During the first week of the semester, we discussed and critiqued Joan Scott’s article, categories of analysis, and the gender binary between male and female. It is very fitting that in our second to last week—our last monograph—we discuss how the manipulation and change of sex separates from gender; the divergence shows that transsexuality and scientific change alter our understandings of how sex and gender work or do not work together congruently.
In Joanne J. Meyerowitz’s How Sex Change: A History of Transsexuality in the United States, the perception of sex and gender in the post-World War II years comes under scrutiny. Specifically, in How Sex Changed, Meyerowitz opens with an anecdote that demonstrates how sexual transition happened and how Americans perceived it following World War II. Christine Jorgensen, who served as a G.I., openly transitioned from male to female. A media frenzy ensued which popularized Jorgensen’s story—and Jorgensen embraces a public persona—making her sex transition national news. Not only this but as the news focused on the transition Americans openly learned more about the various aspects of sex that move beyond the anatomical understandings of the human body.
On page 3 of Meyerowitz’s introduction, she explains the various features of sex. Just like historical source materials, a multi-teared system delineated the various features that explained sex:
Primary
Genitals and gonads
Secondary
Breasts, beards, and other physical features that usually appeared after puberty
Tertiary
Erotic drives
Fourth-order
Traits, mannerisms, and even occupations and clothes
Anatomical Sex
The sex of the body
Functional Sex
How men and women thought and behaved
As I read through the book I kept thinking of these features that many Americans separated to explain the different levels of sex. These are various categories that help explain various perceived issues and the much broader binary of male and female. The multiple categories demonstrate that many Americans adhered to the strict gender binary and looked for ways to separate by sex, gender, and behavior.
Meyerowitz’s book, however, breaks out of the formed box. How transsexuality transformed America’s understanding of sex is a powerful way to move beyond categories of analysis and strict, rigid boxes. Transsexual individuals expanded outside of these boundaries. However, transsexuals and scholars of transsexuality formed new categories of analysis. “That sex, gender, and sexuality,” says Meyerowitz, “represent analytically distinct categories, that the sex of the body does not determine either gender or sexual identity, that doctors can alter characteristics of bodily sex” (284).
If we look at this book through the lens of Elizabeth Reis’s article, “Impossible Hermaphrodites,” we see that there is quite a difference from those adhering to the sex for which they were born. Reis states, “Those living with ambiguous bodies generally shared the binary ideal and sought to blend in, if only because survival demanded it”—this most definitely parallels with Judith Butler’s idea of gender performativity. Reis continues, “Forced to choose a sex, however, they did not always adhere to the sex they chose” (414). Therefore gender and sex are two completely different things and ideas.

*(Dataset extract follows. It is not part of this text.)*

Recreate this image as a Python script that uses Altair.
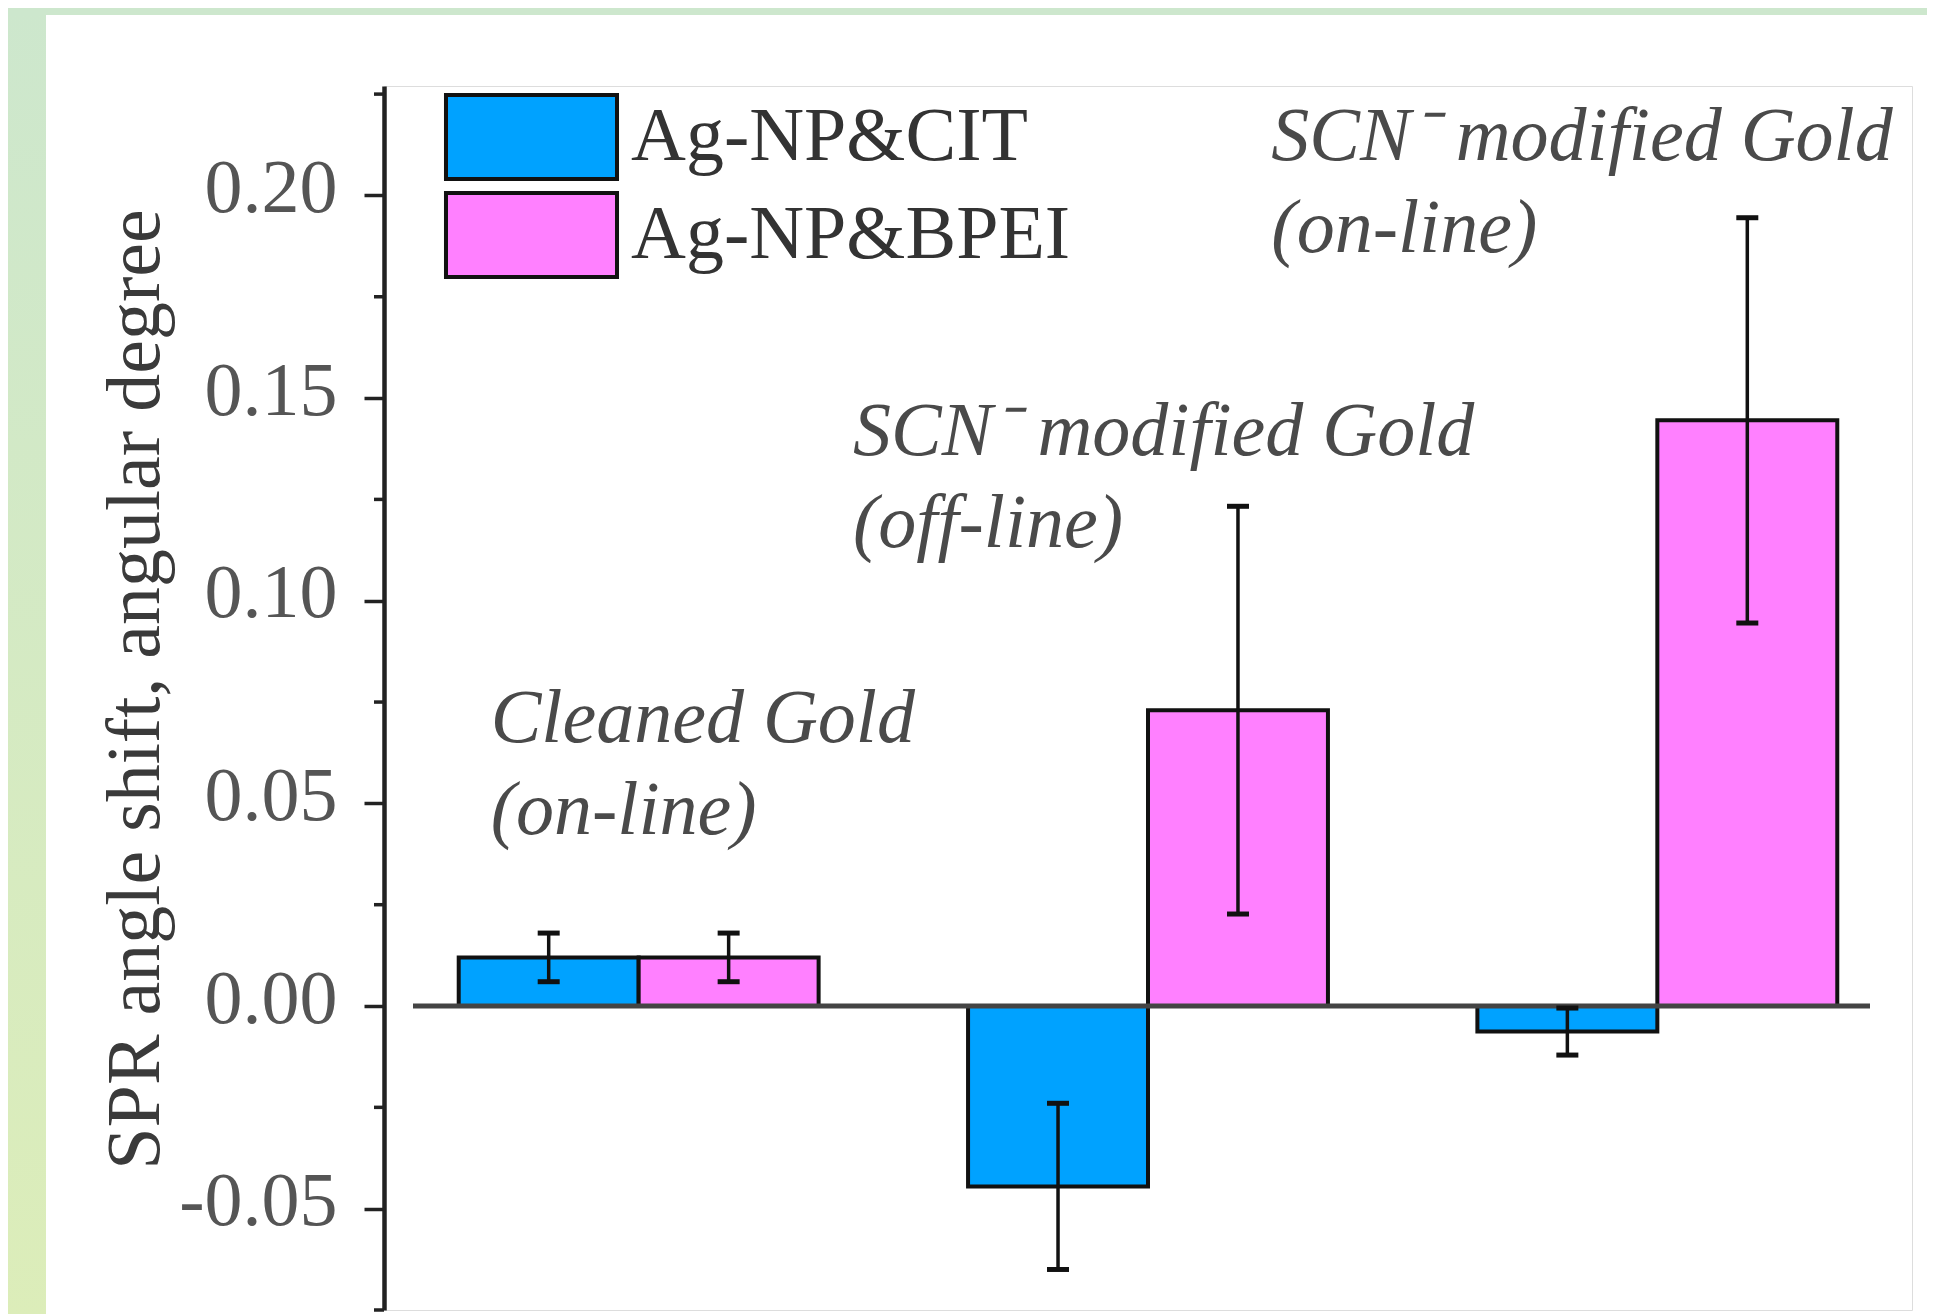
import altair as alt
import pandas as pd

# ---- data ----
groups = ["Cleaned Gold (on-line)", "SCN- modified Gold (off-line)", "SCN- modified Gold (on-line)"]
series = ["Ag-NP&CIT", "Ag-NP&BPEI"]
cit_values = [0.012, -0.0445, -0.0063]
cit_errors = [0.006, 0.0205, 0.0058]
bpei_values = [0.012, 0.073, 0.1445]
bpei_errors = [0.006, 0.0503, 0.050]
colors = ["#00a2ff", "#ff80ff"]

major_ticks = [-0.05, 0.0, 0.05, 0.10, 0.15, 0.20]
minor_ticks = [-0.075, -0.025, 0.025, 0.075, 0.125, 0.175, 0.225]

ann_lines = [["Cleaned Gold", "(on-line)"],
             ["SCN\u207b modified Gold", "(off-line)"],
             ["SCN\u207b modified Gold", "(on-line)"]]
ann_y = [0.0651, 0.1359, 0.2087]

y_title = "SPR angle shift, angular degree"

rows = []
for g, v, e in zip(groups, cit_values, cit_errors):
    rows.append({"group": g, "series": series[0], "value": v, "lo": v - e, "hi": v + e})
for g, v, e in zip(groups, bpei_values, bpei_errors):
    rows.append({"group": g, "series": series[1], "value": v, "lo": v - e, "hi": v + e})
df = pd.DataFrame(rows)

FONT = "Liberation Serif"
W, H = 1528, 1224

xenc = alt.X("group:N", sort=groups, axis=None,
             scale=alt.Scale(paddingInner=0.2934, paddingOuter=0.1467))
xoff = alt.XOffset("series:N", sort=series, scale=alt.Scale(paddingInner=0, paddingOuter=0))
yscale = alt.Scale(domain=[-0.075, 0.227], nice=False, zero=False)

# background strips (page decoration)
bg_df = pd.DataFrame({"k": [0]})
left_strip = alt.Chart(bg_df).mark_rect(
    color=alt.LinearGradient(gradient="linear",
                             stops=[alt.GradientStop(color="#cde7cd", offset=0),
                                    alt.GradientStop(color="#dcedb9", offset=1)],
                             x1=0, x2=0, y1=0, y2=1)
).encode(x=alt.value(-376), x2=alt.value(-338), y=alt.value(-78), y2=alt.value(H + 10))
top_strip = alt.Chart(bg_df).mark_rect(color="#cde7cd").encode(
    x=alt.value(-376), x2=alt.value(W + 20), y=alt.value(-78), y2=alt.value(-71))

bars = alt.Chart(df).mark_bar(stroke="#111111", strokeWidth=4, opacity=1).encode(
    x=xenc,
    xOffset=xoff,
    y=alt.Y("value:Q", scale=yscale,
            axis=alt.Axis(values=major_ticks, title=y_title,
                          labelExpr="datum.value < 0 ? '-' + format(-datum.value, '.2f') : format(datum.value, '.2f')",
                          grid=False, tickSize=20, tickWidth=3.5, tickColor="#222222",
                          domainColor="#222222", domainWidth=4.5,
                          labelFont=FONT, labelFontSize=76, labelColor="#555555",
                          labelPadding=27, labelBaseline="alphabetic", labelOffset=16,
                          titleFont=FONT, titleFontSize=76, titleFontWeight="normal",
                          titleColor="#3a3a3a", titleAngle=270, titleBaseline="alphabetic",
                          titleAnchor="middle", titleX=-226, titleY=603)),
    y2=alt.Y2(datum=0),
    color=alt.Color("series:N", sort=series,
                    scale=alt.Scale(domain=series, range=colors),
                    legend=alt.Legend(title=None, orient="none", legendX=103.5, legendY=7,
                                      symbolType="M-2.036,-1H2.036V1H-2.036Z",
                                      symbolSize=7056, symbolStrokeColor="#111111",
                                      symbolStrokeWidth=4, symbolOpacity=1,
                                      labelFont=FONT, labelFontSize=76, labelColor="#333333",
                                      labelOffset=55.5, rowPadding=-2, padding=0,
                                      labelLimit=800)),
)

zero_line = alt.Chart(bg_df).mark_rule(color="#444444", strokeWidth=5).encode(
    y=alt.Y(datum=0, scale=yscale), x=alt.value(29), x2=alt.value(1486))

err_rules = alt.Chart(df).mark_rule(color="#111111", strokeWidth=3.5).encode(
    x=xenc, xOffset=xoff, y=alt.Y("lo:Q", scale=yscale), y2="hi:Q")
cap_lo = alt.Chart(df).mark_tick(color="#111111", thickness=5, size=22, opacity=1).encode(
    x=xenc, xOffset=xoff, y=alt.Y("lo:Q", scale=yscale))
cap_hi = alt.Chart(df).mark_tick(color="#111111", thickness=5, size=22, opacity=1).encode(
    x=xenc, xOffset=xoff, y=alt.Y("hi:Q", scale=yscale))

minor = alt.Chart(pd.DataFrame({"t": minor_ticks})).mark_rule(
    color="#222222", strokeWidth=3.5).encode(
    y=alt.Y("t:Q", scale=yscale), x=alt.value(-10), x2=alt.value(0))

ann_df = pd.DataFrame({"group": groups, "y": ann_y, "lines": ann_lines})
ann_dx = [-148, -295, -386]
ann_layers = []
for i in range(3):
    ann_layers.append(
        alt.Chart(ann_df.iloc[[i]]).mark_text(
            align="left", baseline="alphabetic", font=FONT, fontSize=76,
            fontStyle="italic", color="#4a4a4a", lineHeight=92, dx=ann_dx[i]
        ).encode(x=xenc, y=alt.Y("y:Q", scale=yscale), text="lines")
    )

chart = alt.layer(left_strip, top_strip, bars, zero_line, err_rules, cap_lo, cap_hi,
                  minor, *ann_layers).properties(
    width=W, height=H,
    autosize=alt.AutoSizeParams(type="none"),
    padding={"left": 376, "top": 78, "right": 15, "bottom": 4},
).configure_view(stroke=None).configure(background="white")

chart.save("out.html", embed_options={"renderer": "svg", "actions": False})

They don’t fit perfectly into the gender binary and follow more of what Jeanne Boydston asks us: whether a male/female distinction is important in social relationships in this place and time” (Boydston, 578).
The fluidity of gender and sexuality weaves in and out of the American social and cultural fabric. Male and female are not two distinct things or beings, but rather participate in a larger framework of gender and sexuality in a society. Meyerowitz’s book shows us that transsexuality changed and transformed boundaries when it comes to understanding the differences in gender or the movement between different sexes. Scientific and medical changes to a human body, transitioning that person from male to female (or vice versa) reinforces a new study of gender and sexuality.
Meyerowitz shows us gender and sexuality are not two congruent things. Though this story seems to focus on the male to female transition, not of female to male—one critique many reviewers noted—it is a fascinating story of how perceptions of sex changed through transsexuality in the United States.
John, loved reading your eloquent posts all semester, including this one. I liked your connection to Joan Scott and it helped me connect Meyeorowitz’s work to the other broader themes we’ve been discussing throughout class. It’s eye-opening to look at Joan Scott’s work with transgender and intersex people at the focus, as well. Looking forward to class tomorrow!
Hi John, I’ve enjoyed your posts all semester. Joan Scott’s understanding of gender features predominantly in how Meyerowitz creates categories and understandings of how gender operates for trans individuals.